All other candidates always receive match = False.
for cand in cands_to_save:
cand["match"] = False
cands_to_save[0]["match"] = top_auto_match # True only if conditions above are met
7. Full decision flowchart
For each cell:
│
├─ max_raw < RAW_MIN_CONFIDENCE?
│ ├─ YES → all norm_scores = 0, restore raw scores for display
│ │ match = False for all candidates ← STOP
│ └─ NO → continue
│
├─ normalise: norm_score = raw_score / max_raw
│
├─ top_auto_match = (norm_top >= MATCH_THRESHOLD)

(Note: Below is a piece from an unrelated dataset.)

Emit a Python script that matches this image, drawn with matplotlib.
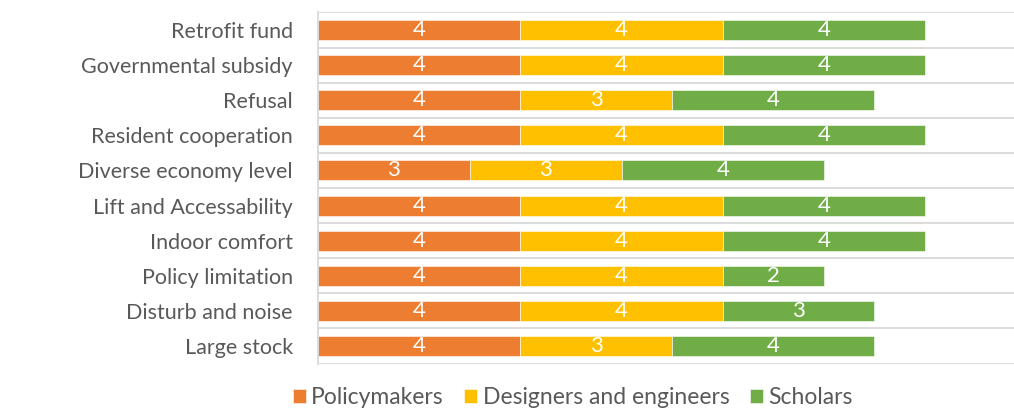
import matplotlib
matplotlib.use('Agg')
import matplotlib.pyplot as plt
import numpy as np

categories = ['Retrofit fund', 'Governmental subsidy', 'Refusal', 'Resident cooperation',
              'Diverse economy level', 'Lift and Accessability', 'Indoor comfort',
              'Policy limitation', 'Disturb and noise', 'Large stock']
policymakers = [4, 4, 4, 4, 3, 4, 4, 4, 4, 4]
designers = [4, 4, 3, 4, 3, 4, 4, 4, 4, 3]
scholars = [4, 4, 4, 4, 4, 4, 4, 2, 3, 4]
series_names = ['Policymakers', 'Designers and engineers', 'Scholars']
colors = ['#ED7D31', '#FFC000', '#70AD47']

plt.rcParams['font.family'] = ['Lato', 'DejaVu Sans']
grey = '#595959'

fig = plt.figure(figsize=(10.14, 4.12), dpi=100)
ax = fig.add_axes([0.3136, 0.1177, 0.70, 0.852])

y = np.arange(len(categories))
left = np.zeros(len(categories))
for name, vals, c in zip(series_names, [policymakers, designers, scholars], colors):
    vals = np.array(vals, dtype=float)
    ax.barh(y, vals, left=left, height=0.57, color=c, label=name,
            edgecolor='white', linewidth=0.4)
    for yi, l, v in zip(y, left, vals):
        ax.text(l + v / 2, yi, f'{int(v)}', ha='center', va='center',
                color='white', fontsize=16)
    left += vals

ax.set_ylim(len(categories) - 0.5, -0.5)
ax.set_xlim(0, 14.03)
ax.set_yticks(y)
ax.set_yticklabels(categories, color=grey, fontsize=15.5)
ax.tick_params(axis='y', length=0, pad=18)
ax.set_xticks([])
for b in np.arange(-0.5, len(categories), 1.0):
    ax.axhline(b, color='#d9d9d9', linewidth=1.3, zorder=0)
for s in ['top', 'right', 'bottom']:
    ax.spines[s].set_visible(False)
ax.spines['left'].set_color('#d9d9d9')
ax.spines['left'].set_linewidth(1.3)

leg = fig.legend(loc='lower center', bbox_to_anchor=(0.565, -0.04), ncol=3, frameon=False,
                 fontsize=16.5, handlelength=0.55, handleheight=0.55, handletextpad=0.25,
                 columnspacing=0.9)
for t in leg.get_texts():
    t.set_color(grey)

fig.savefig('out.png', dpi=100)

│ OR (norm_top - norm_second >= MARGIN_DELTA)
│
├─ all candidates: match = False
└─ top candidate: match = top_auto_match
8. Environment variable summary
| Variable | Default | Description |
|---|---|---|
RAW_MIN_CONFIDENCE | 0.1 | Minimum raw ML score the best candidate must reach for the cell to be eligible for auto-matching |
MATCH_THRESHOLD | 0.5 | Minimum normalised score the top candidate must have to be auto-matched |
MATCH_MARGIN_DELTA | 0.1 | Alternative accept condition: top candidate is auto-matched if its normalised score exceeds the second by at least this delta |
All three can be set in the Docker environment (e.g. docker-compose.yml) or
as regular environment variables before starting the service.